This Week Had Me Like
WATCH OF THE WEEK
We’ve written at length about Aphex Twin’s masterful ability to build buzz, and his latest stunt is no exception. The electronic music artist is teasing his upcoming Cheetah EP with his first music video in 17 years. But the mastermind behind this video for “Cirklon3 [Колхозная mix]” isn’t the artist himself, but one of his fans, 12-year-old Ryan Wyer of Dublin. After discovering Wyer’s work on his YouTube channel, Aphex Twin asked the young creator to direct his video, resulting in a 8-minute watch of Wyer surrounded by his friends and family while dancing around in the neighborhood and outfitted in Aphex Twin t-shirts and masks. Never have we appreciated low production value so much!
In honor of NYC Pride Week, gay social network and hook-up app Grindr put on an art party to end all art parties. Elevating the brand’s image, the event showcased five artists from the LGBTQ community, each of whom created an immersive room at the Top of the Standard. From a room with wall-to-wall pillows and mattresses to an opium den tattoo parlor, the exhibitions invited guests—who followed a “black tie pajama” dress code—to interact with the artists as well as with each other. The night of satin, lace, and leather culminated in a midnight “bedtime story” video with celebrity appearances and a call to action to support victims of the Pulse massacre.

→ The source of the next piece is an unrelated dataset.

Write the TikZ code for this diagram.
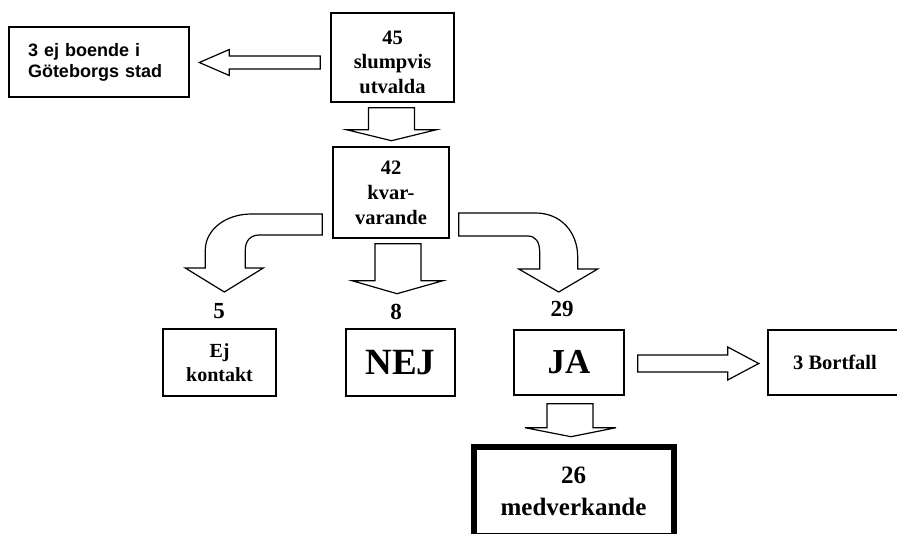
\documentclass[tikz,border=0pt]{standalone}
\usepackage{fontspec}
\setmainfont{Liberation Serif}[BoldFont={Liberation Serif Bold}]
\newfontfamily\arialf{Liberation Sans}[BoldFont={Liberation Sans Bold}]
\begin{document}
\begin{tikzpicture}[x=1pt,y=-1pt,
  box/.style={draw=black,line width=1.4pt,fill=white,inner sep=0pt,align=center},
  barrow/.style={draw=black,line width=1.2pt,fill=white,line join=miter},
  lbl/.style={inner sep=0pt,font=\bfseries\fontsize{23}{27}\selectfont}]
\useasboundingbox (0,0) rectangle (897,533);
\clip (0,0) rectangle (897,533);
% boxes
\node[box,minimum width=180pt,minimum height=70pt,text width=142pt,inner xsep=19pt,align=left,
  font=\arialf\bfseries\fontsize{18}{21}\selectfont] (b3ej) at (99,62) {3 ej boende i\\Göteborgs stad};
\node[box,minimum width=123pt,minimum height=89pt,font=\bfseries\fontsize{20.5}{24.5}\selectfont] (n45) at (392.5,57.5) {\rule{0pt}{23pt}45\\slumpvis\\utvalda};
\node[box,minimum width=116pt,minimum height=91pt,font=\bfseries\fontsize{20.5}{25}\selectfont] (n42) at (391,192.5) {42\\kvar-\\varande};
\node[box,minimum width=113pt,minimum height=67pt,font=\bfseries\fontsize{20}{24}\selectfont] (ejk) at (219.5,362.5) {Ej\\kontakt};
\node[box,minimum width=109pt,minimum height=67pt,font=\bfseries\fontsize{37}{40}\selectfont] (nej) at (400.5,362.5) {NEJ};
\node[box,minimum width=110pt,minimum height=65pt,font=\bfseries\fontsize{35}{40}\selectfont] (ja) at (569,362.5) {JA};
\node[box,minimum width=134pt,minimum height=65pt,font=\bfseries\fontsize{20.5}{24}\selectfont] (bort) at (835,362.5) {3 Bortfall};
\node[box,line width=6pt,minimum width=200pt,minimum height=89pt,font=\bfseries\fontsize{25}{32}\selectfont] (n26) at (573.5,491) {26\\medverkande};
% count labels
\node[lbl] (l5) at (219,311) {5};
\node[lbl] (l8) at (396,312) {8};
\node[lbl] (l29) at (562,309) {29};
% block arrows: n45 -> b3ej
\begin{scope}[shift={(n45.west)}]
\draw[barrow] (-10,-1.5) -- (-101,-1.5) -- (-101,-8) -- (-131,5) -- (-101,18) -- (-101,11.5) -- (-10,11.5) -- cycle;
\end{scope}
% n45 -> n42
\begin{scope}[shift={(n45.south)}]
\draw[barrow] (-24,5) -- (22,5) -- (22,27) -- (44,27) -- (-1,38) -- (-46,27) -- (-24,27) -- cycle;
\end{scope}
% n42 -> ejk (curved)
\begin{scope}[shift={(n42.west)}]
\draw[barrow] (-10,21.5) -- (-81,21.5) .. controls (-107,21.5) and (-127,37.5) .. (-127,57.5)
  -- (-127,75.5) -- (-147,75.5) -- (-108,99.5) -- (-69,75.5) -- (-87,75.5) -- (-87,57.5)
  .. controls (-87,48.5) and (-82,42.5) .. (-73,42.5) -- (-10,42.5) -- cycle;
\end{scope}
% n42 -> nej
\begin{scope}[shift={(n42.south)}]
\draw[barrow] (-16,5) -- (30,5) -- (30,42) -- (52,42) -- (6,55) -- (-39,42) -- (-16,42) -- cycle;
\end{scope}
% n42 -> ja (curved)
\begin{scope}[shift={(n42.east)}]
\draw[barrow] (9,20.5) -- (86,20.5) .. controls (111,20.5) and (128,39.5) .. (128,64.5)
  -- (128,76.5) -- (148,76.5) -- (109,99.5) -- (69,76.5) -- (90,76.5) -- (90,59.5)
  .. controls (90,49.5) and (86,43.5) .. (78,43.5) -- (9,43.5) -- cycle;
\end{scope}
% ja -> bort
\begin{scope}[shift={(ja.east)}]
\draw[barrow] (13,-7.5) -- (103,-7.5) -- (103,-15.5) -- (134,1) -- (103,17.5) -- (103,9.5) -- (13,9.5) -- cycle;
\end{scope}
% ja -> n26
\begin{scope}[shift={(ja.south)}]
\draw[barrow] (-22,8) -- (24,8) -- (24,32) -- (47,32) -- (2,41) -- (-44,32) -- (-22,32) -- cycle;
\end{scope}
\end{tikzpicture}
\end{document}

Hosted by Caroline Goldfarb, who runs the popular meme Instagram account @officialseanpenn, This Week Had Me Like (TWHML) is a new biweekly podcast racking up praise online. TWHML explores the finer points of celebrity “gossip” specifically celebrities’ lesser known side projects such as Snookie’s Esty store or Adrien Brody’s fish themed art show. Each episode of TWHML features a guest who is either a pop-culture “plebe” or a pop-culture “expert” and together they discuss the most recent bizarre celebrity stories. Not only will this podcast help you keep up with the Kardashians and everyone else in Hollywood, it’s perfect for poolside podcasting this summer!
IN OUR CARTS
As fast as fast fashion is, by the time your favorite retailers have slapped a catch phrase or slang term on a crop top, no one is saying it anymore. Enter Private Party, an LA based clothing brand churning out t-shirts emblazoned with relevant sayings as well as offering customization to make sure whatever you’re wearing is always “lit.” Private Party has been going viral thanks in part to the Kardashians who have made a habit out of customizing the label’s one-piece swimsuit and in part to their popularity with bridal parties. Recently, the label announced an app that will make it easier than ever for customers to wear their favorite pop-culture reference.
For those of you who can’t quite make it to Cannes, Sundance, and Toronto every year but still want to stay up to date on the indie film scene–there’s an app for that. Festival Scope Player is essentially Netflix for Film Festivals, allowing users to conveniently watch a selection of indie films all in one convenient place for free. More than ever, consumers value access to content as well as independent films. Undoubtedly, they will appreciate the ease of availability offered by Festival Scope Player as well as the level of cultural cache it brings to their smartphones.
With Jack Daniel’s 150th anniversary this year, the Tennessee whiskey company is taking the opportunity to uncover an element of its brand history that has been long overlooked. Before, consumers heard about young Daniel, who learned how to make whiskey from preacher, grocer, and distiller Dan Call. However, the brand is beginning to embrace a different story in its group tours, social media, and marketing campaigns: that Daniel actually learned distilling from Nearis Green, one of Call’s slaves who Call considered “the best whiskey maker [he knew] of.” With slavery and whiskey playing major parts in Southern history, Jack Daniel’s storytelling shift indicates their willingness to dive into the complicated, race-driven history that has shaped America.